Set problem
Everything from the line containing "Emit a component" down to the line containing "const data = categories.map((name, i)" is to be returned exactly; include both boundary lines and leave out all others.

Material provided

--------------------------------------------------

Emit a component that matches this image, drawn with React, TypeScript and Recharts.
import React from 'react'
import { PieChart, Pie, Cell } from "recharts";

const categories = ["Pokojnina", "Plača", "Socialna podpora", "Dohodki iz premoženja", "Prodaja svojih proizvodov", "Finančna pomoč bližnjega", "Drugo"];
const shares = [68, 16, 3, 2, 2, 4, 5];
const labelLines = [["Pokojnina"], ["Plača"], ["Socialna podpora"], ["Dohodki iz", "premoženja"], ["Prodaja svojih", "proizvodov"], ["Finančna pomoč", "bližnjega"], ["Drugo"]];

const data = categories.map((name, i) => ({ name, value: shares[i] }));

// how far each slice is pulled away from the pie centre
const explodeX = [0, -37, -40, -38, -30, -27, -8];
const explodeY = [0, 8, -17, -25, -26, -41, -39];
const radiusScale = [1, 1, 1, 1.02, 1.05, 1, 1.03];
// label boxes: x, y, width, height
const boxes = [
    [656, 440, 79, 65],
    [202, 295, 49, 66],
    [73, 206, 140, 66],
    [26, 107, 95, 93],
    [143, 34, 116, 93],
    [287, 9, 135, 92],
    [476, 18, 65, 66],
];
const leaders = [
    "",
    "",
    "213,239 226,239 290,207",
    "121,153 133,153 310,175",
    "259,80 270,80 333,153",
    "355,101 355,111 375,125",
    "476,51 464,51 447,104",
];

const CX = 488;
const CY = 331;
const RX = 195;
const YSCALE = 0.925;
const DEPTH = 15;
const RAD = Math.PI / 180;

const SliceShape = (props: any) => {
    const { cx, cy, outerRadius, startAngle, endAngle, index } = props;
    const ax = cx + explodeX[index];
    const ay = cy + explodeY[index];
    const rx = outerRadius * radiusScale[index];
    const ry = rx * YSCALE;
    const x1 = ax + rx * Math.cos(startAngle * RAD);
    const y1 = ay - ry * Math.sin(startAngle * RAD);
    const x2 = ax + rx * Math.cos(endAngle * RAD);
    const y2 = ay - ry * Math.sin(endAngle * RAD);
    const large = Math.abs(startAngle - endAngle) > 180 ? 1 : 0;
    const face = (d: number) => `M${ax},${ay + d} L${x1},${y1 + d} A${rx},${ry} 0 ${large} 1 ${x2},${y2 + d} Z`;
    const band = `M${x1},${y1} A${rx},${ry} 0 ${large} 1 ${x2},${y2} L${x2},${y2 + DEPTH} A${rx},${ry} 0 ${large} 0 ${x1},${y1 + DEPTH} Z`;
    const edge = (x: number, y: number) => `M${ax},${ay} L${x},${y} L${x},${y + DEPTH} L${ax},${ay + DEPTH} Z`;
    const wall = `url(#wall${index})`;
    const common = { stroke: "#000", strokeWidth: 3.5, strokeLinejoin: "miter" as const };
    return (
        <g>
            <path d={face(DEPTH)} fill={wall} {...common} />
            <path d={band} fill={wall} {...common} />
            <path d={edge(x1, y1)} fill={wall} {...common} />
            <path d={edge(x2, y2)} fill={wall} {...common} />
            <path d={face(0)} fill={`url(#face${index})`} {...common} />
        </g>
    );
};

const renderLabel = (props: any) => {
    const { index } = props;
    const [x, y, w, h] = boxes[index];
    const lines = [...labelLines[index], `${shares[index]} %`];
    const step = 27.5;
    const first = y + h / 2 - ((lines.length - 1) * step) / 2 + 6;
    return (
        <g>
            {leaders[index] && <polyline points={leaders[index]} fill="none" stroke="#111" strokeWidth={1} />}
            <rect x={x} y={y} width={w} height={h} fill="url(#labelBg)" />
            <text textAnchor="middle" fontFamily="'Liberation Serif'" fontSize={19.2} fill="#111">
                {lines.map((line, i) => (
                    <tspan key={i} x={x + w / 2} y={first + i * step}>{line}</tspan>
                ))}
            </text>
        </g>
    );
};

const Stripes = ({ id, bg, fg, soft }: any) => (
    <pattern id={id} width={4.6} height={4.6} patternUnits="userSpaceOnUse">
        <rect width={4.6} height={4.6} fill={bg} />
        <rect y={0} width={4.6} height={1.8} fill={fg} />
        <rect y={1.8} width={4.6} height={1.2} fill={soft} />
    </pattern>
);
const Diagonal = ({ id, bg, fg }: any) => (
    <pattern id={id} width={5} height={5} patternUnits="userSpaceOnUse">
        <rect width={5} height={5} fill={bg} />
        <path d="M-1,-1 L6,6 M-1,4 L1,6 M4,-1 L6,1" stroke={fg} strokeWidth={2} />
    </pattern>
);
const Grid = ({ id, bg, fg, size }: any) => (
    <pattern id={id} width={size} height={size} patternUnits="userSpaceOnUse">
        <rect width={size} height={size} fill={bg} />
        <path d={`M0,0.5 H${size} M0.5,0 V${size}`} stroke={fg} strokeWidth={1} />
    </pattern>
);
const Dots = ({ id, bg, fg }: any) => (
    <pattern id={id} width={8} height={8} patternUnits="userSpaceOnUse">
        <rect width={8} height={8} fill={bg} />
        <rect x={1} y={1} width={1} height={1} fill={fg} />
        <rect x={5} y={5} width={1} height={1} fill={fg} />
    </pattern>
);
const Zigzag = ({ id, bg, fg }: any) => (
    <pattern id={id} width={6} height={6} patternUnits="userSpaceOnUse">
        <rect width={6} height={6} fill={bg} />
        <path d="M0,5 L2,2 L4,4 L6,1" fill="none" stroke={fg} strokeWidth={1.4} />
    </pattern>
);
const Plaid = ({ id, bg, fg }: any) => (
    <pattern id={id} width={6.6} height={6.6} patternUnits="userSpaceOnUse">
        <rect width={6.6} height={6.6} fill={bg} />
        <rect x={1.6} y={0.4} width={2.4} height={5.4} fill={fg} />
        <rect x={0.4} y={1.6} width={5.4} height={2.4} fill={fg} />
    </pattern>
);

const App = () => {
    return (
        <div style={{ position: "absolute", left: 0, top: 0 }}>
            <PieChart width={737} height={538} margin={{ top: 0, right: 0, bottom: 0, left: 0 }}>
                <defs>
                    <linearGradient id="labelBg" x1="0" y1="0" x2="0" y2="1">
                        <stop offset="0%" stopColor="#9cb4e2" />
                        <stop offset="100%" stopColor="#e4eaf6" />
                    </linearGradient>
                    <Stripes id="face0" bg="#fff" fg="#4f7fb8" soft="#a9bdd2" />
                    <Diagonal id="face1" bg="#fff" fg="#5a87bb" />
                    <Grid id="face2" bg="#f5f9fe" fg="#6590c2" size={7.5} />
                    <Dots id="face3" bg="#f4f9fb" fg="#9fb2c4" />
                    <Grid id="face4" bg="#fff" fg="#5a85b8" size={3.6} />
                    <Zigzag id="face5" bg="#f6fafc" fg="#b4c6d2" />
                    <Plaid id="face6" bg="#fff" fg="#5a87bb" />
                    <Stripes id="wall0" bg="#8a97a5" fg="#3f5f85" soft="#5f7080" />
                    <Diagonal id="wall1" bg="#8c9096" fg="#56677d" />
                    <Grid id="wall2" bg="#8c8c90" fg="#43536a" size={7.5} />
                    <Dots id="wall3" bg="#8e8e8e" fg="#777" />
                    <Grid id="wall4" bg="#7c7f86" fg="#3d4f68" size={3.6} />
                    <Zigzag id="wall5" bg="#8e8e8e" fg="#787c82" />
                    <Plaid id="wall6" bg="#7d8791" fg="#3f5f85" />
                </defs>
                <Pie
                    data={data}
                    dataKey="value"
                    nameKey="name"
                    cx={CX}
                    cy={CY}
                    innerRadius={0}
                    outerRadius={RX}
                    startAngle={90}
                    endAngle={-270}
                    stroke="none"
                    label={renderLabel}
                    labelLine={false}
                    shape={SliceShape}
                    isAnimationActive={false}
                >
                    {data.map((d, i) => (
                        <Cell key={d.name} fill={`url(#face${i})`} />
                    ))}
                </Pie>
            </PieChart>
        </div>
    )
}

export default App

--------------------------------------------------

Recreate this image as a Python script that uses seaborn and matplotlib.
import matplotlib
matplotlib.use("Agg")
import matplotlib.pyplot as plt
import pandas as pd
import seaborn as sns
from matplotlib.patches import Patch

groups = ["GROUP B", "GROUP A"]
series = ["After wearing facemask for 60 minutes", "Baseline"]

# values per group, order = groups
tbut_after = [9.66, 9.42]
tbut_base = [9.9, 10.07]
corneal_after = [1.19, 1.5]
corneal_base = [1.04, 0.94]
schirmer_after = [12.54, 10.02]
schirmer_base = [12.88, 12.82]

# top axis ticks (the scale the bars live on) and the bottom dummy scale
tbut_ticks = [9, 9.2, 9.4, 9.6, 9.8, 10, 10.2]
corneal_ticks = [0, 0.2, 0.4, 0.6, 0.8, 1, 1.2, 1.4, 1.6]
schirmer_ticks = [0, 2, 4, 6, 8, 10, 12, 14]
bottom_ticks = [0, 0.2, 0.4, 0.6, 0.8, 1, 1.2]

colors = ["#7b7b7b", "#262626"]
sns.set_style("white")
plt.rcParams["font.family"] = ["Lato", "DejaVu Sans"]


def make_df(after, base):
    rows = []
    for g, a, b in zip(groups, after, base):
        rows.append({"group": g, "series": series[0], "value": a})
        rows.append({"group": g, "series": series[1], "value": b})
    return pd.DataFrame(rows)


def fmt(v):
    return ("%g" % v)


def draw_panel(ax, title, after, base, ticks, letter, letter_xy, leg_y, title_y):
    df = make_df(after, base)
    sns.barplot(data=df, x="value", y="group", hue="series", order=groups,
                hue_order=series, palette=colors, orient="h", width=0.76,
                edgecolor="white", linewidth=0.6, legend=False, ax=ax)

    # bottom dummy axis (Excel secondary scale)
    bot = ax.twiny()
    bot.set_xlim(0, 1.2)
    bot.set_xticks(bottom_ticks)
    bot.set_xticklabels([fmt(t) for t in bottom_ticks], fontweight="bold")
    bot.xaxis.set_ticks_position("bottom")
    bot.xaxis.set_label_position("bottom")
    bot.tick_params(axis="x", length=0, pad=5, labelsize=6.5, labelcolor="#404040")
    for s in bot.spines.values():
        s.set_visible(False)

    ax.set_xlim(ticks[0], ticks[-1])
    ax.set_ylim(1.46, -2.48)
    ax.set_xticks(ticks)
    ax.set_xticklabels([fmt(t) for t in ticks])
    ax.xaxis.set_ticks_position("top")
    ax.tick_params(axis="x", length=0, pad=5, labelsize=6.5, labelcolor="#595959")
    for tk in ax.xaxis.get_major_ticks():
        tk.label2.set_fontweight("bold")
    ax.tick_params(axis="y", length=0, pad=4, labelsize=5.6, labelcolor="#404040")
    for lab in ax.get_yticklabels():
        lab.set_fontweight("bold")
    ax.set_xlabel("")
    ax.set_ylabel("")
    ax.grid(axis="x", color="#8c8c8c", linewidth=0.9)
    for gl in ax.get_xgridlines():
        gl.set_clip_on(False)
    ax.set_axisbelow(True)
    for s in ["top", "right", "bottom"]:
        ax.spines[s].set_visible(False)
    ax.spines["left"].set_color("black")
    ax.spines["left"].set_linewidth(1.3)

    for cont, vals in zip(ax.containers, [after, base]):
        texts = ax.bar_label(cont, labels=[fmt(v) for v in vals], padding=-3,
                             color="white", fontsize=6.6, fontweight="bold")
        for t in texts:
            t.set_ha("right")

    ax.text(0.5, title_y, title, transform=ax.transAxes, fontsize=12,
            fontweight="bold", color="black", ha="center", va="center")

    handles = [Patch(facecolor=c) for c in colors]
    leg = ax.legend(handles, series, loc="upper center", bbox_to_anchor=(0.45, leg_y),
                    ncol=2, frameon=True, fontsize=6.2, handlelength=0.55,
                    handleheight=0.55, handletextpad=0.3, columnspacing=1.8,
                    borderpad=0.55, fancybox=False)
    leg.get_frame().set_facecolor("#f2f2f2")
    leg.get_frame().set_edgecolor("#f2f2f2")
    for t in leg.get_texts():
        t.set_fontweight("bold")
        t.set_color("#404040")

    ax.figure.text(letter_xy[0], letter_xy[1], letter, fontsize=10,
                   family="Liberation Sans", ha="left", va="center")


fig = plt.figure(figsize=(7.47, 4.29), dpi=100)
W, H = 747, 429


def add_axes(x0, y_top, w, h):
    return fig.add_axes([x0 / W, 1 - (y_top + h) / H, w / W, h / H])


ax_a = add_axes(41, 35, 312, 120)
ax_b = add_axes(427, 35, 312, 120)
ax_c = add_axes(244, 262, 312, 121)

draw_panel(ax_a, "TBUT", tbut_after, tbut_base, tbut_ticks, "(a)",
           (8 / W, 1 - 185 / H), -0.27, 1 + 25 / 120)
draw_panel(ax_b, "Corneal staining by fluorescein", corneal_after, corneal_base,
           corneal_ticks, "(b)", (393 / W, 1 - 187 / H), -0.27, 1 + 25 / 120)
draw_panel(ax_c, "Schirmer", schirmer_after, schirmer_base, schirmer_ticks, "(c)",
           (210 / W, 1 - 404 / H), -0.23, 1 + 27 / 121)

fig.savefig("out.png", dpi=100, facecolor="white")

--------------------------------------------------

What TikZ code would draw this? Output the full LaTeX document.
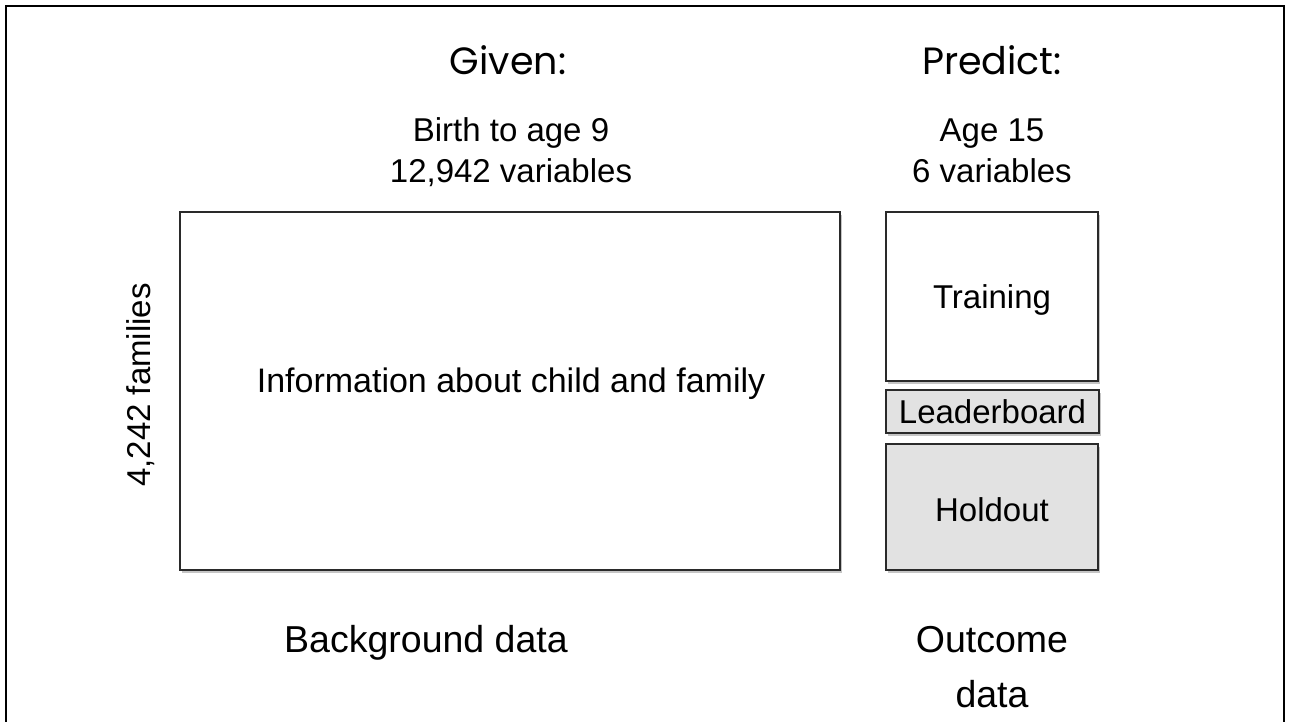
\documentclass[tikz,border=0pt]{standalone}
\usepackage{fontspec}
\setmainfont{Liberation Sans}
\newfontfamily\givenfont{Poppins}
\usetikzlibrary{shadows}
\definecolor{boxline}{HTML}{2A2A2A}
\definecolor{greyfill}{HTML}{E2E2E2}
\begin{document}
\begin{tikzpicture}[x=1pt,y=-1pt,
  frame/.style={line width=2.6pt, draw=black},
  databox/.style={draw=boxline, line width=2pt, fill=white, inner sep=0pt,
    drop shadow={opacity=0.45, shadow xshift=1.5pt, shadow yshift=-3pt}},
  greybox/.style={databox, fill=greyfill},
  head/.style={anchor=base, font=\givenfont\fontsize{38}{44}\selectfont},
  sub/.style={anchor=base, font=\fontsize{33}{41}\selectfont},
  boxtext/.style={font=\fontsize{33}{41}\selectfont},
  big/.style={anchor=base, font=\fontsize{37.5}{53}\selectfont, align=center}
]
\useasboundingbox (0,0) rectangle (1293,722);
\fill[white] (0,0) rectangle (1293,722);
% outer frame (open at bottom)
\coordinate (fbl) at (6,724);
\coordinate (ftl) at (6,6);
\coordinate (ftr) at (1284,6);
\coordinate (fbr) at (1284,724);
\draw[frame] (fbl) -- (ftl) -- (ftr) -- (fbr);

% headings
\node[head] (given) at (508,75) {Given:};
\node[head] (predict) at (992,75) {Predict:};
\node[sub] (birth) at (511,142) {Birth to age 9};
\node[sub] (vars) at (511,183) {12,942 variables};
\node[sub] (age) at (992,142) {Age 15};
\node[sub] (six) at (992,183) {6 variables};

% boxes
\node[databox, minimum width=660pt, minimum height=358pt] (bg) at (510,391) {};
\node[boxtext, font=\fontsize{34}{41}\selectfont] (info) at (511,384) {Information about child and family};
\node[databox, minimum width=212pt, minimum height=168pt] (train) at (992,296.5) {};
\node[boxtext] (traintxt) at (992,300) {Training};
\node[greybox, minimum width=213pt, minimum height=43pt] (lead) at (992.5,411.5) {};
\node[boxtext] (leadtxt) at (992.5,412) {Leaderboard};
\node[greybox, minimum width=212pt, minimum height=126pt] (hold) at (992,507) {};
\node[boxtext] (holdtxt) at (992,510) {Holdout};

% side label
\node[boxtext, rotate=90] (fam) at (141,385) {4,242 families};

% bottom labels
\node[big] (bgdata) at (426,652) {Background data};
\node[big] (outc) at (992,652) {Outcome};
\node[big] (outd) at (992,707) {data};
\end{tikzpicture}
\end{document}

--------------------------------------------------

Completed task
Emit a component that matches this image, drawn with React, TypeScript and Recharts.
import React from 'react'
import { PieChart, Pie, Cell } from "recharts";

const categories = ["Pokojnina", "Plača", "Socialna podpora", "Dohodki iz premoženja", "Prodaja svojih proizvodov", "Finančna pomoč bližnjega", "Drugo"];
const shares = [68, 16, 3, 2, 2, 4, 5];
const labelLines = [["Pokojnina"], ["Plača"], ["Socialna podpora"], ["Dohodki iz", "premoženja"], ["Prodaja svojih", "proizvodov"], ["Finančna pomoč", "bližnjega"], ["Drugo"]];

const data = categories.map((name, i) => ({ name, value: shares[i] }));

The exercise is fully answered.